Em fevereiro deste ano, as atividades comunitárias se ampliaram, aos sábados, com aulas e oficinas de samba no pé, técnicas de expressão corporal, palestras e bate-papos sobre a história do samba e do carnaval com sambistas e historiadores. Oficinas como estas são comuns desde 2005, quando a assistente social Luiza Helena Ermel, então professora da PUC-Rio, introduziu o Cacique de Ramos no projeto Som do Rio, desenvolvido pela Universidade. Foram criados núcleos de estímulo à transmissão de saberes coletivos ligados às musicalidades afro-brasileiras em diversos bairros e comunidades da cidade.
Na quadra da agremiação foram realizadas oficinas de percussão, cordas e partido-alto com músicos da casa como professores. Em vídeo do projeto é possível ver Gabrielzinho de Irajá, no início de sua trajetória na arte do partido-alto, em uma oficina ministrada por Renatinho Partideiro. A partir de 2018, Luiza Helena elaborou e executou a oficina Crias da Tamarineira, projeto em parceria com a Secretaria Municipal de Educação. Seus laços com a agremiação se estreitaram, e desde 2020 é integrante do Centro de Memória do Cacique de Ramos como elaboradora de projetos.
Por causa da histórica presença no carnaval carioca, muitas pessoas veem o Cacique como uma escola de samba, mas os esforços na contribuição do lazer na comunidade o reforçam como bloco e grêmio recreativo.
– É muito bacana ser bloco. Muita gente pergunta por que não viramos uma escola de samba. Porque iríamos perder tudo isso – relata Nascimento.
No carnaval, a agremiação tradicionalmente abre os festejos no domingo e encerra na terça-feira, na Avenida Chile, no Centro. Os 270 ritmistas da Bateria Tamarindo de Ouro tocam, entre outras, “Chinelo Novo”, “Coisinha do Pai”, “No Calor dos Salões”, “Samba de Arerê”, “Caciqueando” e “Vou Festejar!
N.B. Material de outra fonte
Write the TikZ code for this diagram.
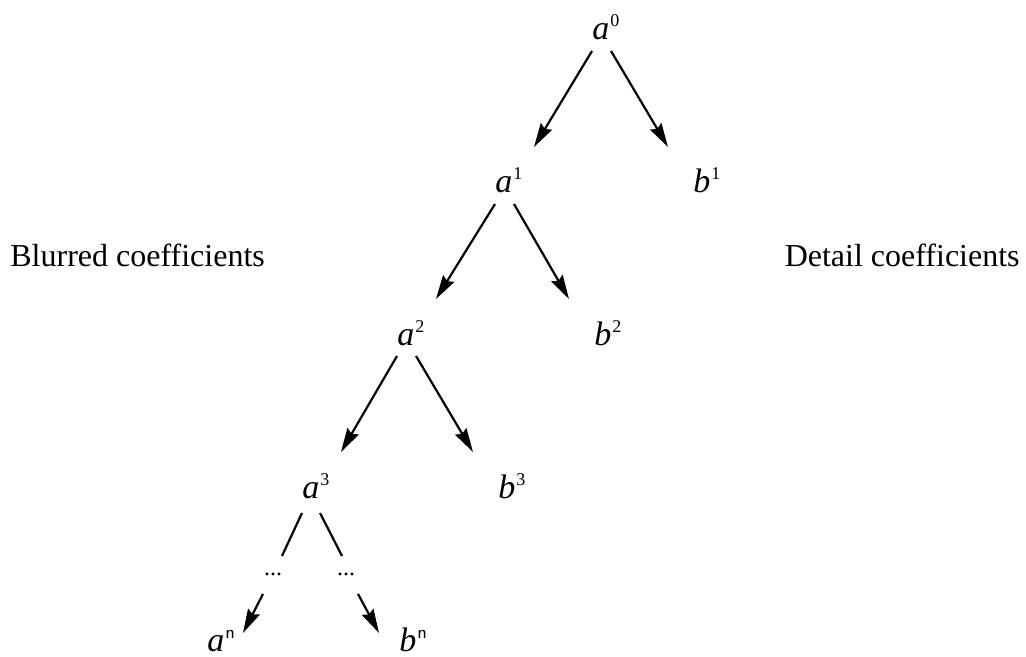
\documentclass[tikz,border=0pt]{standalone}
\usepackage{fontspec}
\setmainfont{Liberation Serif}
\usetikzlibrary{arrows.meta}
\newcommand{\coef}[2]{\textit{#1}\kern0.5pt\raisebox{6.5pt}{\fontsize{9}{9}\selectfont #2}}

\begin{document}
\begin{tikzpicture}[x=0.5pt,y=-0.5pt,
	coefnode/.style={inner sep=0pt,anchor=base west,font=\fontsize{17}{19}\selectfont},
	dotsnode/.style={inner sep=0pt,anchor=base,font=\fontsize{12}{14}\selectfont},
	sidelabel/.style={inner sep=0pt,font=\fontsize{16}{18}\selectfont},
	arr/.style={line width=1.1pt,-{Stealth[length=12pt,width=6.5pt,inset=1.5pt]}},
	link/.style={line width=1.1pt}]
				\useasboundingbox (0,0) rectangle (1026,657);
				% coefficients
				\node[coefnode] (a0) at (592,40) {\coef{a}{0}};
				\node[coefnode] (a1) at (495,193) {\coef{a}{1}};
				\node[coefnode] (b1) at (693,193) {\coef{b}{1}};
				\node[coefnode] (a2) at (397,345) {\coef{a}{2}};
				\node[coefnode] (b2) at (594,345) {\coef{b}{2}};
				\node[coefnode] (a3) at (302,498) {\coef{a}{3}};
				\node[coefnode] (b3) at (498,498) {\coef{b}{3}};
				\node[dotsnode] (dl) at (273,575) {...};
				\node[dotsnode] (dr) at (346,575) {...};
				\node[coefnode] (an) at (207,651) {\coef{a}{\textsf{n}}};
				\node[coefnode] (bn) at (399,651) {\coef{b}{\textsf{n}}};
				% side labels
				\node[sidelabel,anchor=base west] (blur) at (10,267) {Blurred coefficients};
				\node[sidelabel,anchor=base east] (detail) at (1020,267) {Detail coefficients};
				% arrows
				\foreach \p/\c in {a0/a1,a1/a2,a2/a3}
				\draw[arr] ([shift={(0,11)}]\p.base west) -- ([shift={(39,-46)}]\c.base west);
				\foreach \p/\c in {a0/b1,a1/b2,a2/b3}
				\draw[arr] ([shift={(19,11)}]\p.base west) -- ([shift={(-25,-46)}]\c.base west);
				\draw[link] ([shift={(0,15)}]a3.base west) -- ([shift={(9,-18)}]dl.center);
				\draw[link] ([shift={(18,15)}]a3.base west) -- ([shift={(-4,-18)}]dr.center);
				\draw[arr] ([shift={(-10,20)}]dl.center) -- ([shift={(36,-18)}]an.base west);
				\draw[arr] ([shift={(12,20)}]dr.center) -- ([shift={(-20,-18)}]bn.base west);
			\end{tikzpicture}
\end{document}
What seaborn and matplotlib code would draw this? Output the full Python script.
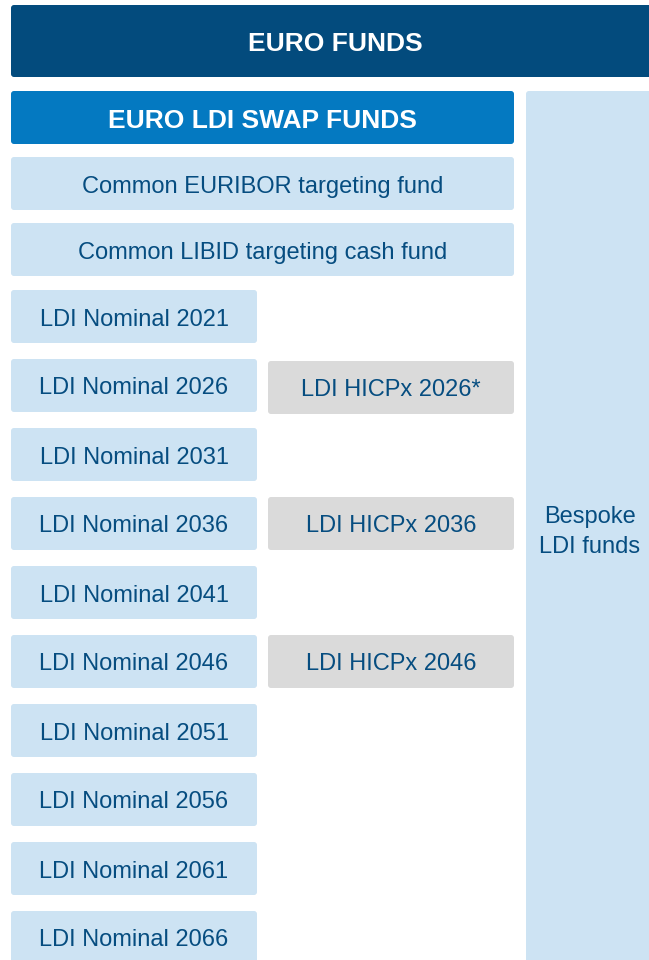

Sou Cacique, Sou Mangueira”, samba-enredo de 2012 da Mangueira que homenageou a agremiação.
Mas o Cacique quer público o ano inteiro. Além das apresentações na quadra, ele promove rodas de samba itinerantes em diferentes regiões da cidade e também fora do Rio. Já foi a São Paulo, Campinas e à Baixada Santista. O intuito é atingir pessoas que não teriam fácil acesso a desfiles na Marquês de Sapucaí e a shows de artistas como Xande de Pilares, Dudu Nobre e outros sambistas.
– Muita gente conhece o nome Cacique de Ramos mas não sabe direito o que a gente faz e alcança enquanto polo de cultura e samba de raiz. É necessário levar o Cacique às pessoas – justifica Nascimento.
* Malu Carvalho é aluna do 5° período do curso de Jornalismo e estagiária do Laboratório de Jornalismo do Departamento de Comunicação (LabCom Jornalismo).
“Nasci em Ramos e depois de viver por mais de 16 anos fora do Rio, voltei a morar no bairro. Cresci ouvindo histórias do Cacique na minha família e, apesar de nunca ter frequentado, sabia o que representa para a comunidade da Zona da Leopoldina. Meu interesse aumentou quando percebi que muitas pessoas das zonas Sul e Oeste da cidade nunca tinham ouvido falar do Cacique de Ramos. Esta é uma tentativa de retratar o que é o Cacique e apresentá-lo a um novo público, para que ainda mais pessoas conheçam o que a agremiação representa para a cultura carioca.”